YOUR GOAL:
Check each line of the listing below for the string "this", and copy the ones that have it.

STORED RECORDS:
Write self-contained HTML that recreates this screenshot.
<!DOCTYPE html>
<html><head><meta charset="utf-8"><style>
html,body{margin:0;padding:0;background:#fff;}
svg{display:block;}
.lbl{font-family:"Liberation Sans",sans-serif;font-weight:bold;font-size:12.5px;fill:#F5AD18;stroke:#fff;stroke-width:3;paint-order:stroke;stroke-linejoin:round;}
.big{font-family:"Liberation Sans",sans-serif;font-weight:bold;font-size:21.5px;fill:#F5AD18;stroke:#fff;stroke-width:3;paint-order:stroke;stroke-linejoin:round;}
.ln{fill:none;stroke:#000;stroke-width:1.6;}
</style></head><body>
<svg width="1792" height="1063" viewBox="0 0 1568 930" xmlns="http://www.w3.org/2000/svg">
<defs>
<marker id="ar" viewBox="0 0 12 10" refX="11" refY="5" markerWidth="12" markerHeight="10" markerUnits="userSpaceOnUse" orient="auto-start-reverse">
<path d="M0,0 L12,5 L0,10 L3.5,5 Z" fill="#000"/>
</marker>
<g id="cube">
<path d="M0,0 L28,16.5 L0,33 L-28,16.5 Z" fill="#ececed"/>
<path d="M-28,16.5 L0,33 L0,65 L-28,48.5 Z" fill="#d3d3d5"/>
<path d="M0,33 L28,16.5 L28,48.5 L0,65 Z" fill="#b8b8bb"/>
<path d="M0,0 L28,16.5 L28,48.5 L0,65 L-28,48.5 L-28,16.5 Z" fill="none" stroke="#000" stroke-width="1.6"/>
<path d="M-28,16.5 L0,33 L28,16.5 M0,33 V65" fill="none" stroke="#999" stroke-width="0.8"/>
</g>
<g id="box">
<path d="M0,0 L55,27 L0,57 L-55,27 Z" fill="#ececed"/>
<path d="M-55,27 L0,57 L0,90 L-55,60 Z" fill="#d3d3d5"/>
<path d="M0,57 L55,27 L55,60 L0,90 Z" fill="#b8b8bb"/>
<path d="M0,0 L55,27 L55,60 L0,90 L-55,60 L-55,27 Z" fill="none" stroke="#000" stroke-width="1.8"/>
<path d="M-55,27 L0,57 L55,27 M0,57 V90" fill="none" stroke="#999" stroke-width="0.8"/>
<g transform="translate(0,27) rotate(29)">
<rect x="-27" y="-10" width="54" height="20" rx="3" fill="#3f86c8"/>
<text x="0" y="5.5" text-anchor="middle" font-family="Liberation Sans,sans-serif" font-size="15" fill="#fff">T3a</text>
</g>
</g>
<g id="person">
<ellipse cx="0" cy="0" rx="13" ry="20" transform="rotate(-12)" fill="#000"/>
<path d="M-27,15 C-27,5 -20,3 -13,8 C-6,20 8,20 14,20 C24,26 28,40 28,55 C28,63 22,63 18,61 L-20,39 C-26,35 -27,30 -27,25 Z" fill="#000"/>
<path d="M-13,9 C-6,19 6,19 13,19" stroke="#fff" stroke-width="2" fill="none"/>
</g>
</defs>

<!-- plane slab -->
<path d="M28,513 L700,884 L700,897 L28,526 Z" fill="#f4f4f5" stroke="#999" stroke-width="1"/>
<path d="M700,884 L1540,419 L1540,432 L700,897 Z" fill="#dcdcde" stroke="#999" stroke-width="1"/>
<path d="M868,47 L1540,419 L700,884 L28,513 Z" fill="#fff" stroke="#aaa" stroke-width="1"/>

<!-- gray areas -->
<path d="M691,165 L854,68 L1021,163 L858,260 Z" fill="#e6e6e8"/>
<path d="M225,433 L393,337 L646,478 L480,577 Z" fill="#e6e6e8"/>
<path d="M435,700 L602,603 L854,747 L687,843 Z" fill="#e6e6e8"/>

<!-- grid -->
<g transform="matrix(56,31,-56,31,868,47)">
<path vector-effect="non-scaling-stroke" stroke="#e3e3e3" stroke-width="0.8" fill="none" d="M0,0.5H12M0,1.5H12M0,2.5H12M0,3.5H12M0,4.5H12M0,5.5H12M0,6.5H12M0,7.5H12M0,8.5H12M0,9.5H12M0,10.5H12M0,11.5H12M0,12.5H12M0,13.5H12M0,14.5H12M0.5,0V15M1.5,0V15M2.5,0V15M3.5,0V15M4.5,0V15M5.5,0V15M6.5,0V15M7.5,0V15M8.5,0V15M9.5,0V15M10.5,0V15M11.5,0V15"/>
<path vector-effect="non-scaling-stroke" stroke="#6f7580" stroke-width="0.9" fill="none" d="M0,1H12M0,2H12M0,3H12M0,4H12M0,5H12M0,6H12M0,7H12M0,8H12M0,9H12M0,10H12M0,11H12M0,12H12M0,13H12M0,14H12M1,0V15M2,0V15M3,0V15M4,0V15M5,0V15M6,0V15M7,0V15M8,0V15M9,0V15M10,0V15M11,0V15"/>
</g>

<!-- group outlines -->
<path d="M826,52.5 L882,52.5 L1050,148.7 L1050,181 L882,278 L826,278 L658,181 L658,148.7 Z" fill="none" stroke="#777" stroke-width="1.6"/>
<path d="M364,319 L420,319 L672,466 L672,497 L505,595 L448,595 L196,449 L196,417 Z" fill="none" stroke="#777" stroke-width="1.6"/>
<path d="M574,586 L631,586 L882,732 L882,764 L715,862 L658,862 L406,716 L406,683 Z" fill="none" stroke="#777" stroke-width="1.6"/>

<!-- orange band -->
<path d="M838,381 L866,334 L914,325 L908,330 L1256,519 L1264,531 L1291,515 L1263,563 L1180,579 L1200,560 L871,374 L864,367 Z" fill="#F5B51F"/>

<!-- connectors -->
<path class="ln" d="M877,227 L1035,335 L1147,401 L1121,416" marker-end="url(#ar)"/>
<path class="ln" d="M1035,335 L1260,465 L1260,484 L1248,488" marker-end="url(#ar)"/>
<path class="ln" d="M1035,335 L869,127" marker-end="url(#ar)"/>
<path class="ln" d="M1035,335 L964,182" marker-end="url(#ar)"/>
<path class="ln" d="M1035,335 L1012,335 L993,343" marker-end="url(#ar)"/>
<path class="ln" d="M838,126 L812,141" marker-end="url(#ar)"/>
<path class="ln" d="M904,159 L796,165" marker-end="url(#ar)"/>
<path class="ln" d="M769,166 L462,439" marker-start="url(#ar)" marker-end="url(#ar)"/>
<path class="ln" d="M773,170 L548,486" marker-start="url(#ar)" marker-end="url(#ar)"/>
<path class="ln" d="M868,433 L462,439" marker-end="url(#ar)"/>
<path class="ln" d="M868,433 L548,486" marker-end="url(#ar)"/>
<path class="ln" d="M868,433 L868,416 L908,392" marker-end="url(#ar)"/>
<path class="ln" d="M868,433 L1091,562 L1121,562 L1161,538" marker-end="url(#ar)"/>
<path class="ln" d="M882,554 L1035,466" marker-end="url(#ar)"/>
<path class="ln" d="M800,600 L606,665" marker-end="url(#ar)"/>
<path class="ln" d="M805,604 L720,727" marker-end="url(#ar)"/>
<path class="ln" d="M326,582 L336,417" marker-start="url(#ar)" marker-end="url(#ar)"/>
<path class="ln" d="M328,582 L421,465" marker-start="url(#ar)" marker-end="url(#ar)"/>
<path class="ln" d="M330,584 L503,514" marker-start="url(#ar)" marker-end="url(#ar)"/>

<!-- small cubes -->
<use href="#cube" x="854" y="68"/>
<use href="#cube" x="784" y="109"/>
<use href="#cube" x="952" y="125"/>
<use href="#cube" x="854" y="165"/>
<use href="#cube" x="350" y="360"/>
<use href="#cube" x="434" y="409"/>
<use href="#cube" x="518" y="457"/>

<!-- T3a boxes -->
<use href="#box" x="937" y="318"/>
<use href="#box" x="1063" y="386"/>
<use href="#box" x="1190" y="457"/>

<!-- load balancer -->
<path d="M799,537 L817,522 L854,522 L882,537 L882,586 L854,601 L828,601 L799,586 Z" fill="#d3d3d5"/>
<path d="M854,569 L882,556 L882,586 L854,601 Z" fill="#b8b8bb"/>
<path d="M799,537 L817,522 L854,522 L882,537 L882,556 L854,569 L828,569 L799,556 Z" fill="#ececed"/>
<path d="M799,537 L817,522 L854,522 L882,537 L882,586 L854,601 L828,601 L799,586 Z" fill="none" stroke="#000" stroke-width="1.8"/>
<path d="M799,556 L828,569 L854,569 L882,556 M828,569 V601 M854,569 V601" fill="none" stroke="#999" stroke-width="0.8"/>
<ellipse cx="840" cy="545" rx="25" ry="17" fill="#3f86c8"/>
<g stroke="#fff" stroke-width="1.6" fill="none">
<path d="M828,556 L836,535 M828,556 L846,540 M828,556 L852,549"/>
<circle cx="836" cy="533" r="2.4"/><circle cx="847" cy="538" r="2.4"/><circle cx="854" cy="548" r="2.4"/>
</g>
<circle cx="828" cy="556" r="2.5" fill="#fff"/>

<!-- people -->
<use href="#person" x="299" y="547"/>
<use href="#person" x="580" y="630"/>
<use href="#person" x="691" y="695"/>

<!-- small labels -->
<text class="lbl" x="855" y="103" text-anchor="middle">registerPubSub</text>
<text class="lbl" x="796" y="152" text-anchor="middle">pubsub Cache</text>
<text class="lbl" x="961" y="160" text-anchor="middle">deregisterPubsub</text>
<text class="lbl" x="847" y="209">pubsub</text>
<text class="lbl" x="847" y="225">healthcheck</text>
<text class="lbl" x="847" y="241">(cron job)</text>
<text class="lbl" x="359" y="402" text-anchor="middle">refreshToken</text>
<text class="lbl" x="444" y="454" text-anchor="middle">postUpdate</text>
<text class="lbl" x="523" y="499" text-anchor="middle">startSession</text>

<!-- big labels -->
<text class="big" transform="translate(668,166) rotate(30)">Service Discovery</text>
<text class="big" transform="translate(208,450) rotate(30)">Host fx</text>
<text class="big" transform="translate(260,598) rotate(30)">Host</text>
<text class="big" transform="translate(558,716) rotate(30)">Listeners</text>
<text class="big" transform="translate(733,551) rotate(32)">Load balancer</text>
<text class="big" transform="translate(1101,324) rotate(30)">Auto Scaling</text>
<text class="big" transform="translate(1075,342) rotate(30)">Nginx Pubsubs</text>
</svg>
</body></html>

...

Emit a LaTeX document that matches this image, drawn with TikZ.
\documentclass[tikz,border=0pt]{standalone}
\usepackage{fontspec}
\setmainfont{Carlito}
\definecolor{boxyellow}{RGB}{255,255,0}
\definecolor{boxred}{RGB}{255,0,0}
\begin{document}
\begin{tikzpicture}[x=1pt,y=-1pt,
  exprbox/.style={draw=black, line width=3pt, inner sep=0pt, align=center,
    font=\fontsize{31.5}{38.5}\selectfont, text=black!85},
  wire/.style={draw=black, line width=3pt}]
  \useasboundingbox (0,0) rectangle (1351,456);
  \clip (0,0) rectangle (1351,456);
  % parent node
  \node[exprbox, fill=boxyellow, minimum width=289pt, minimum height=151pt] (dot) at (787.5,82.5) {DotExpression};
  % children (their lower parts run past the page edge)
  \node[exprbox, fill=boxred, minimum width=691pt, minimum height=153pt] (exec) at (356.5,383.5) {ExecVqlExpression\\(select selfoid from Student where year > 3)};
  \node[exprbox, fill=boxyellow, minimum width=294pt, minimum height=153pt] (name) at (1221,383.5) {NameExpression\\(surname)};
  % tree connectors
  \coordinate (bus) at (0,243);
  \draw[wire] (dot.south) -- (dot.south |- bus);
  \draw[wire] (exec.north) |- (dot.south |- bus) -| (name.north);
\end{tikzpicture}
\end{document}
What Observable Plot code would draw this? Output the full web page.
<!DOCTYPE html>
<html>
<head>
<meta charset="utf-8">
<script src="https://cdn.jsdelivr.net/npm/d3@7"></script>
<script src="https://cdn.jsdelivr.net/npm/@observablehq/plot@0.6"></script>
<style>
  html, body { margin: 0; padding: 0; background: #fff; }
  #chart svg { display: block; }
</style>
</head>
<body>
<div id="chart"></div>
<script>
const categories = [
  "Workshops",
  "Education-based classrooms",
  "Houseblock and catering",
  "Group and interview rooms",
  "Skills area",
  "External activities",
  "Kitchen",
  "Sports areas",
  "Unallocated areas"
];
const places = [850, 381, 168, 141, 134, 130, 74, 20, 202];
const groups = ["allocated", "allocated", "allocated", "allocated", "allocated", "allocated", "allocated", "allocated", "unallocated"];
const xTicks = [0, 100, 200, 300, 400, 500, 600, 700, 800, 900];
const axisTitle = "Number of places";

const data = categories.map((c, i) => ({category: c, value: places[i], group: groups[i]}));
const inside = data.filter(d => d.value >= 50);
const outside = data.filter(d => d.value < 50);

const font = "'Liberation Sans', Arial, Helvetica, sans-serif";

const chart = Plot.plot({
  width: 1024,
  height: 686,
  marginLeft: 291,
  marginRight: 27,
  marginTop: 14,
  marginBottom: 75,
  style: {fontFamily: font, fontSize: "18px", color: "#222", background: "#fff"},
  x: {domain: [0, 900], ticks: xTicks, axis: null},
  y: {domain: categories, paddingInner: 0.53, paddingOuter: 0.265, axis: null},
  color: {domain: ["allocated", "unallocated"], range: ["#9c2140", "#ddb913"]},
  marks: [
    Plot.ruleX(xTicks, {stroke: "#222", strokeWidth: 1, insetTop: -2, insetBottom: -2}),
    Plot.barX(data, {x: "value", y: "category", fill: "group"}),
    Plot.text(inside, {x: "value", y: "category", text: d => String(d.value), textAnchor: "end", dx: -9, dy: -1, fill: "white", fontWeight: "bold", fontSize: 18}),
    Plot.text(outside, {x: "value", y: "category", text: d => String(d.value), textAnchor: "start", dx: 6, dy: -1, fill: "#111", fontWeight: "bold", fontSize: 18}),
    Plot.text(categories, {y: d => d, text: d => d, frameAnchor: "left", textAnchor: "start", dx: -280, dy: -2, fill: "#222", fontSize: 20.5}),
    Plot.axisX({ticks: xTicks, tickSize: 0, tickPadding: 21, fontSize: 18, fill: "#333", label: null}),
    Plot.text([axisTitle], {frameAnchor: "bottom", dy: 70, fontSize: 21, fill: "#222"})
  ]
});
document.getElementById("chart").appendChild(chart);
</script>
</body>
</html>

...

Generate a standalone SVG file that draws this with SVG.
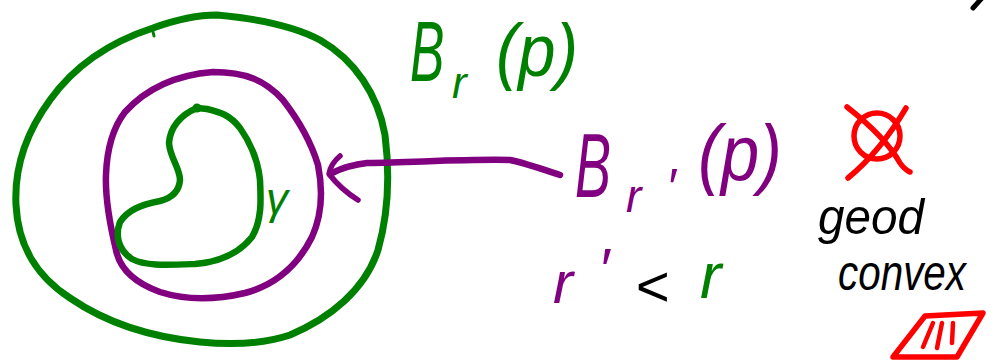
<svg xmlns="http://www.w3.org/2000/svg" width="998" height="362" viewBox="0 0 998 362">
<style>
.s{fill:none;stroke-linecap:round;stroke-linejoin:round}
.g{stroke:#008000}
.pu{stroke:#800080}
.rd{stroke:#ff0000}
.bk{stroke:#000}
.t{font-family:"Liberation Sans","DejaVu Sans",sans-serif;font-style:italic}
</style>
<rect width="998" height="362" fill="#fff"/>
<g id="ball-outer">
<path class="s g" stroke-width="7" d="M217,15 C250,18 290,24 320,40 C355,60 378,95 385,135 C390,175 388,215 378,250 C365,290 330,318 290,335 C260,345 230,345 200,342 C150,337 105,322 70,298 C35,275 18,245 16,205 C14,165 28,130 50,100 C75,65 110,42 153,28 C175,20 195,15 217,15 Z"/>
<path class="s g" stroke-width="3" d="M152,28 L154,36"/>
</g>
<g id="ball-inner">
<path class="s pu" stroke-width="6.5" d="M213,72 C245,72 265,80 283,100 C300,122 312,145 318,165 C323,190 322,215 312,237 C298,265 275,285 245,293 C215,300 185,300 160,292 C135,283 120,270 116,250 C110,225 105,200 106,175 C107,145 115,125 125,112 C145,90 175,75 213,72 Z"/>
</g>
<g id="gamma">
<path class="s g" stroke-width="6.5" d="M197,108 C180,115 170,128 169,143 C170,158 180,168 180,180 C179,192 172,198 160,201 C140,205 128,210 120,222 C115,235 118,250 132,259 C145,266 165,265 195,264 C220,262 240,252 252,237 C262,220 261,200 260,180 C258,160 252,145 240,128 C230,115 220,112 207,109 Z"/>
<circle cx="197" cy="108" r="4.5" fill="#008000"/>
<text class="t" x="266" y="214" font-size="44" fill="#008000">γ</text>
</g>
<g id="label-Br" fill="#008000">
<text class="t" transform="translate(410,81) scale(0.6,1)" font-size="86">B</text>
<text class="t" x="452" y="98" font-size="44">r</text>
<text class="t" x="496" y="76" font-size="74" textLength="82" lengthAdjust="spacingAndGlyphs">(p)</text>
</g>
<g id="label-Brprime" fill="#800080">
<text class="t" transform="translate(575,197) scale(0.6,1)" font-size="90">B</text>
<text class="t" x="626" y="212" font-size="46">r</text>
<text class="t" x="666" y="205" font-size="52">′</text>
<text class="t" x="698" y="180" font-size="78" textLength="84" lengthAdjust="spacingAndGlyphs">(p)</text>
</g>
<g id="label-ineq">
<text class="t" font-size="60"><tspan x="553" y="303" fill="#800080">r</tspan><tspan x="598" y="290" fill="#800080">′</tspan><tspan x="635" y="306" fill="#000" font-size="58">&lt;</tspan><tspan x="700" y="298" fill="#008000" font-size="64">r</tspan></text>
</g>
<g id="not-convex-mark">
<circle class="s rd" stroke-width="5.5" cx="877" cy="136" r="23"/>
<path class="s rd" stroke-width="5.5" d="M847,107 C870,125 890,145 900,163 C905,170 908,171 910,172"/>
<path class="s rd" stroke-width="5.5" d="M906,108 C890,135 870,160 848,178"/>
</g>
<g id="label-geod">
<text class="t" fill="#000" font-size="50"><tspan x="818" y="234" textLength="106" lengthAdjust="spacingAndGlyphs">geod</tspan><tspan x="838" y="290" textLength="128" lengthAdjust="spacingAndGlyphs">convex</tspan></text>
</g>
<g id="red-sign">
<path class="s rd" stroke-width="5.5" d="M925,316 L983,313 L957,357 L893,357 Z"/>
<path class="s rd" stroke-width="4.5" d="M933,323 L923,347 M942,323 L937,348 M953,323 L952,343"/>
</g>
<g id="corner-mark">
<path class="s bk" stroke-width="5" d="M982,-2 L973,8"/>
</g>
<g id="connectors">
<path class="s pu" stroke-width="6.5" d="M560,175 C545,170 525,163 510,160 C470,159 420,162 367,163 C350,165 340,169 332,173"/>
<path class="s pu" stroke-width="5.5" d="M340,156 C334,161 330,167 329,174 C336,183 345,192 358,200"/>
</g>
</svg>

IN RESPONSE:
Write self-contained HTML that recreates this screenshot.
Emit a LaTeX document that matches this image, drawn with TikZ.
What Observable Plot code would draw this? Output the full web page.
Generate a standalone SVG file that draws this with SVG.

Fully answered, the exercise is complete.